A lot of strange things have been happening in the European power sector lately, from negative prices, to utilities closing down brand new power plants and, naturally, action in various places to cut support for renewable energy (done in Spain and even mooted in Germany).
I've long described renewable energy producers as a price takers (i.e., they don't influence market prices in the short term and have to "take" market prices as set by other factors), but we are getting to the point, in a number of places, where the penetration of renewable energy is such that it has a real macroeconomic impact on the prices of electricity, and thus on the way power markets run. There's also been a big political battle brewing, as renewables "subsidies" are targeted by governments at a time of austerity in Europe, egged on by hardly disinterested utilities.
It is worth deconstructing what's been happening.
First, the price story.
In the good old days, wholesale prices of power followed the price of natural gas, as gas-fired plants are the producer of the marginal kWh most of the time. This is still the case in the USA, and it looks like this:
(
source: neutroneconomy)
Retail prices tend to follow the average wholesale cost, plus a slice for distribution and taxes which can vary quite wildly from country to country:
(
source: eurostat)
But we've seen prices diverging across markets over the past two years, as shown in the following slides:
- gas prices diverging sharply across continents (notably as a result of the gas shale developments in the US, and increased demand for gas in Japan following the Fukushima disaster, while European prices remain largely indexed to oil):
(source: fidelity)
- power prices diverging from gas prices - and from retail prices:
(source - wikipedia)
(source: reneweconomy)
The last one, in particular, shows that German wholesale prices have been trending down over the past year, despite the closure of close to half of the nuclear plants of the country, and despite the persistently high natural gas prices on the continent.
These trends are caused by the increasing penetration of renewable energy (mainly onshore wind and solar, in Germany) which tends to provide a now visible share of supply and thus reduce demand for mid-load producers and peakers over more and more periods throughout the year. As the graphs below shows, on good days in the warm season the PV capacity can eliminate the need for intermediate load; in winter, wind takes over:
(source: DoDo (ET)
(
source: carboncounter)
In a country like Germany, new renewables now represent around 50% of the overall installed capacity, and more than 20% of the actual generation, and the contribution of the support regime (the "EEG-Umlage") to retail prices has become a political topic lately, as noted above, despite the fact that retail prices increases have been caused, for the most part (and in particular until 2009) by increases in gas prices. In recent years, Germany has seen a combination of declining wholesale prices and slightly increasing retail prices.

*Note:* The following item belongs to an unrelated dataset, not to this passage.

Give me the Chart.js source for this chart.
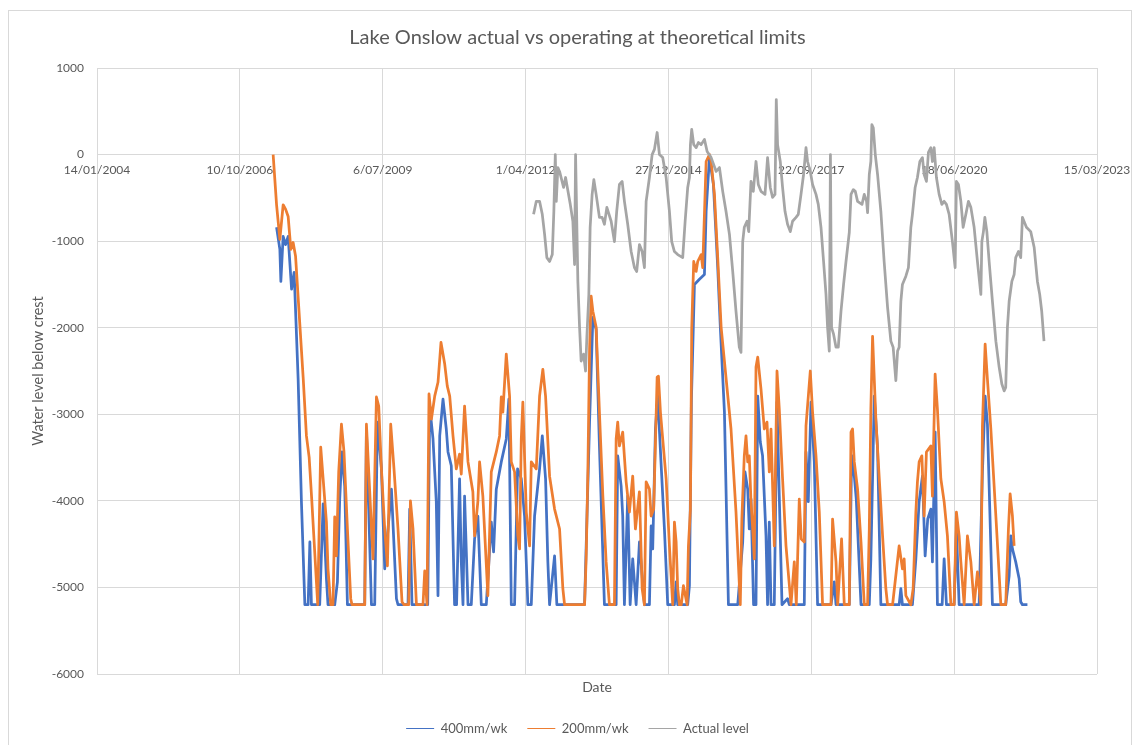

This leads us to a first hidden truth: the massive increase in renewable energy production is not paid for by consumers, but by traditional producers who see their revenues decline as the price they earn per MWh goes down. Utilities, which see their margins on the retail side increase, but have very little renewable energy production capacity of their own are caught between two conflicting trends. Unsurprisingly, they are blaming renewables, and do not hesitate to point fingers at their support regimes as the cause of rising power prices, in the hope that these regimes will be weakened. They claim they are victims of unfair competition from "heavily subsidized" sources which have priority over them and can dump power with no worry for consequences into the network.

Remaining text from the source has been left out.